==== Data extract
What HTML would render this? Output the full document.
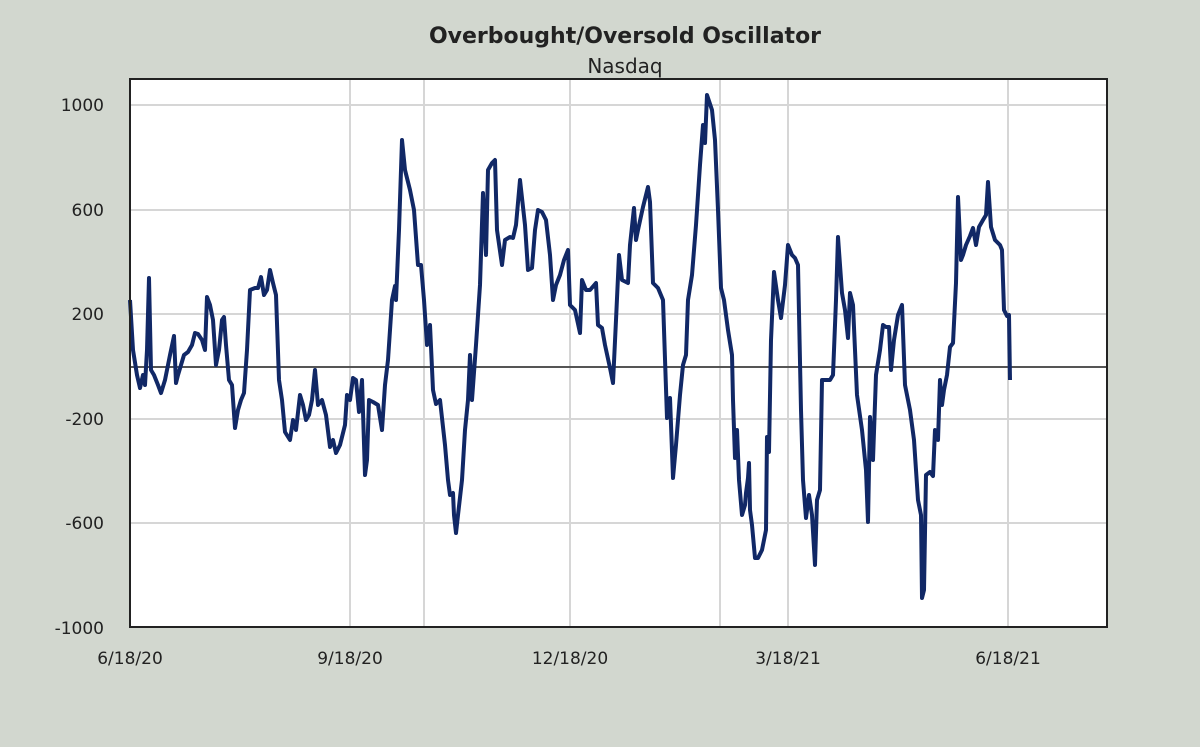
<!DOCTYPE html>
<html><head><meta charset="utf-8"><style>
html,body{margin:0;padding:0;background:#d2d7cf;}
svg{display:block;}
text{font-family:"DejaVu Sans","Liberation Sans",sans-serif;fill:#222;}
</style></head><body>
<svg width="1200" height="747" viewBox="0 0 1200 747" xmlns="http://www.w3.org/2000/svg">
<rect width="1200" height="747" fill="#d2d7cf"/>
<text x="625" y="43" text-anchor="middle" font-size="22" font-weight="bold" fill="#333">Overbought/Oversold Oscillator</text>
<text x="625" y="73" text-anchor="middle" font-size="20" fill="#333">Nasdaq</text>
<rect x="130" y="79" width="977" height="548" fill="#fff"/>
<g stroke="#d6d6d6" stroke-width="2">
<line x1="130" y1="105" x2="1107" y2="105"/>
<line x1="130" y1="210" x2="1107" y2="210"/>
<line x1="130" y1="314" x2="1107" y2="314"/>
<line x1="130" y1="419" x2="1107" y2="419"/>
<line x1="130" y1="523" x2="1107" y2="523"/>
<line x1="350" y1="79" x2="350" y2="627"/>
<line x1="424" y1="79" x2="424" y2="627"/>
<line x1="570" y1="79" x2="570" y2="627"/>
<line x1="720" y1="79" x2="720" y2="627"/>
<line x1="788" y1="79" x2="788" y2="627"/>
<line x1="1008" y1="79" x2="1008" y2="627"/>
</g>
<line x1="130" y1="367" x2="1107" y2="367" stroke="#555" stroke-width="2"/>
<polyline fill="none" stroke="#112866" stroke-width="4" stroke-linejoin="round" points="130,300 133,350 137,375 140,388 143,375 145,385 147,350 149,278 151,370 154,375 158,385 161,393 165,380 170,355 174,336 176,383 178,375 181,365 184,355 188,352 192,345 195,333 198,334 202,340 205,350 207,297 210,305 213,320 216,365 219,350 222,320 224,317 226,345 229,380 232,385 235,428 238,410 241,400 244,393 247,350 250,290 255,288 258,288 261,277 264,295 267,290 270,270 273,283 276,295 279,380 282,400 285,432 290,440 293,420 296,430 300,395 303,405 306,420 309,415 312,400 315,370 318,405 322,400 326,415 330,447 333,440 336,453 340,445 345,425 347,395 350,400 353,378 356,380 359,412 362,380 365,475 367,460 369,400 373,402 378,405 382,430 385,385 388,360 392,300 395,286 396,300 399,230 402,140 405,170 410,190 414,210 418,265 421,265 424,300 427,345 430,325 433,390 436,404 440,400 445,445 448,480 450,495 453,493 454,515 456,533 458,515 462,480 465,430 468,400 470,355 472,400 476,345 480,285 483,193 486,255 488,170 492,163 495,160 497,230 502,265 505,240 510,237 513,238 516,225 520,180 525,225 528,270 532,268 535,230 538,210 542,212 546,220 550,255 553,300 556,285 560,275 564,260 568,250 570,305 575,310 580,333 582,280 586,290 590,290 596,283 598,325 602,328 605,345 610,368 613,383 616,320 619,255 622,280 628,283 630,245 634,208 636,240 638,230 643,207 648,187 650,202 653,283 658,288 663,300 667,418 670,398 673,478 676,445 680,395 683,365 686,355 688,300 692,275 696,225 700,165 703,125 705,143 707,95 712,110 715,140 718,210 721,288 724,300 728,330 732,355 733,400 735,458 737,430 739,480 742,515 745,505 746,493 748,478 749,463 750,510 752,525 755,558 758,558 762,550 766,530 767,437 769,452 771,340 774,272 778,300 781,318 785,285 788,245 792,255 795,258 798,265 801,410 803,480 806,518 809,495 812,515 815,565 817,500 820,490 822,380 826,380 830,380 833,375 836,300 838,237 842,293 845,310 848,338 850,293 853,305 857,395 862,430 866,470 868,522 870,417 873,460 876,375 880,350 883,325 886,327 889,327 891,370 894,340 898,315 902,305 905,385 910,410 914,440 918,500 921,515 922,598 924,590 926,475 930,472 933,476 935,430 938,440 940,380 942,405 944,390 947,375 950,347 953,343 956,283 958,197 961,260 963,255 966,245 970,236 973,228 976,245 979,227 983,220 986,215 988,182 991,227 995,240 1000,245 1002,250 1004,310 1007,316 1009,315 1010,380"/>
<rect x="130" y="79" width="977" height="548" fill="none" stroke="#222" stroke-width="2"/>
<g font-size="17" text-anchor="end">
<text x="104" y="111">1000</text>
<text x="104" y="216">600</text>
<text x="104" y="320">200</text>
<text x="104" y="425">-200</text>
<text x="104" y="529">-600</text>
<text x="104" y="634">-1000</text>
</g>
<g font-size="17" text-anchor="middle">
<text x="130" y="664">6/18/20</text>
<text x="350" y="664">9/18/20</text>
<text x="570" y="664">12/18/20</text>
<text x="788" y="664">3/18/21</text>
<text x="1008" y="664">6/18/21</text>
</g>
</svg>
</body></html>
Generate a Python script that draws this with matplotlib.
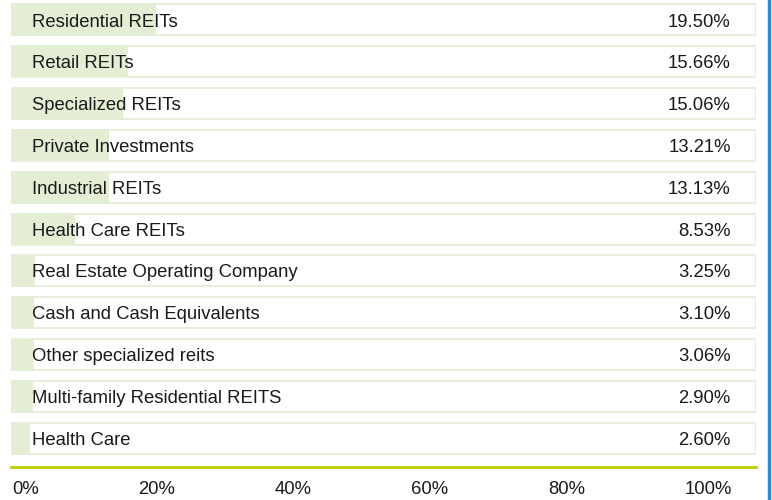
import matplotlib
matplotlib.use("Agg")
import matplotlib.pyplot as plt
from matplotlib.lines import Line2D
from matplotlib.transforms import Affine2D

# Data -----------
categories = ["Residential REITs", "Retail REITs", "Specialized REITs", "Private Investments",
              "Industrial REITs", "Health Care REITs", "Real Estate Operating Company",
              "Cash and Cash Equivalents", "Other specialized reits",
              "Multi-family Residential REITS", "Health Care"]
weights = [19.50, 15.66, 15.06, 13.21, 13.13, 8.53, 3.25, 3.10, 3.06, 2.90, 2.60]
tick_labels = ["0%", "20%", "40%", "60%", "80%", "100%"]

plt.rcParams['font.family'] = ['Liberation Sans', 'DejaVu Sans']
FS = 13.3

W, H = 772, 500
fig = plt.figure(figsize=(W / 100, H / 100), dpi=100)

# main axes: 11px -> 756px wide, green line at 467px from top
ax = fig.add_axes([11 / W, 33 / H, 745 / W, 467 / H])
pitch = 41.8
ax.set_xlim(0, 100)
ax.set_ylim((467 - 20) / pitch, -20 / pitch)

ypos = list(range(len(categories)))
bh = 31 / pitch
ax.barh(ypos, [100] * len(ypos), height=bh, color="white", edgecolor="#e6efdc", linewidth=1.5, zorder=1)
ax.barh(ypos, weights, height=bh, color="#e3eed5", edgecolor="none", zorder=2)

for y, name, w in zip(ypos, categories, weights):
    ax.text(2.8, y + 0.05, name, va="center", ha="left", fontsize=FS, color="#1a1a1a", zorder=3)
    ax.text(96.6, y + 0.05, f"{w:.2f}%", va="center", ha="right", fontsize=FS, color="#1a1a1a", zorder=3)

for s in ["top", "left", "right"]:
    ax.spines[s].set_visible(False)
ax.spines["bottom"].set_color("#b8d000")
ax.spines["bottom"].set_linewidth(2)
ax.set_xticks([])
ax.set_yticks([])
ax.patch.set_alpha(0)

# scale labels spread "space-between" from 12px to 732px (like the html legend)
px = Affine2D().scale(1 / W, 1 / H) + fig.transFigure
lbls = [fig.text(0, 11, t, transform=px, ha="left", va="center", fontsize=FS, color="#1a1a1a") for t in tick_labels]
fig.canvas.draw()
r = fig.canvas.get_renderer()
widths = [t.get_window_extent(r).width for t in lbls]
gap = (732 - 12 - sum(widths)) / (len(lbls) - 1)
x = 12
for t, w in zip(lbls, widths):
    t.set_x(x)
    x += w + gap

# blue rule on the right edge
fig.add_artist(Line2D([769 / W, 769 / W], [0, 1], color="#2a8ad6", linewidth=2.5, transform=fig.transFigure))

plt.savefig("out.png", dpi=100)
plt.close()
========
- Aim of the exercise
Your task is to transcribe exactly the lines starting at the line that contains "Generate a Python" and ending at the line that contains "ax.patch.set_alpha(0)", both included. Leave out the pictures.

- Complete answer
Generate a Python script that draws this with matplotlib.
import matplotlib
matplotlib.use("Agg")
import matplotlib.pyplot as plt
from matplotlib.lines import Line2D
from matplotlib.transforms import Affine2D

# Data -----------
categories = ["Residential REITs", "Retail REITs", "Specialized REITs", "Private Investments",
              "Industrial REITs", "Health Care REITs", "Real Estate Operating Company",
              "Cash and Cash Equivalents", "Other specialized reits",
              "Multi-family Residential REITS", "Health Care"]
weights = [19.50, 15.66, 15.06, 13.21, 13.13, 8.53, 3.25, 3.10, 3.06, 2.90, 2.60]
tick_labels = ["0%", "20%", "40%", "60%", "80%", "100%"]

plt.rcParams['font.family'] = ['Liberation Sans', 'DejaVu Sans']
FS = 13.3

W, H = 772, 500
fig = plt.figure(figsize=(W / 100, H / 100), dpi=100)

# main axes: 11px -> 756px wide, green line at 467px from top
ax = fig.add_axes([11 / W, 33 / H, 745 / W, 467 / H])
pitch = 41.8
ax.set_xlim(0, 100)
ax.set_ylim((467 - 20) / pitch, -20 / pitch)

ypos = list(range(len(categories)))
bh = 31 / pitch
ax.barh(ypos, [100] * len(ypos), height=bh, color="white", edgecolor="#e6efdc", linewidth=1.5, zorder=1)
ax.barh(ypos, weights, height=bh, color="#e3eed5", edgecolor="none", zorder=2)

for y, name, w in zip(ypos, categories, weights):
    ax.text(2.8, y + 0.05, name, va="center", ha="left", fontsize=FS, color="#1a1a1a", zorder=3)
    ax.text(96.6, y + 0.05, f"{w:.2f}%", va="center", ha="right", fontsize=FS, color="#1a1a1a", zorder=3)

for s in ["top", "left", "right"]:
    ax.spines[s].set_visible(False)
ax.spines["bottom"].set_color("#b8d000")
ax.spines["bottom"].set_linewidth(2)
ax.set_xticks([])
ax.set_yticks([])
ax.patch.set_alpha(0)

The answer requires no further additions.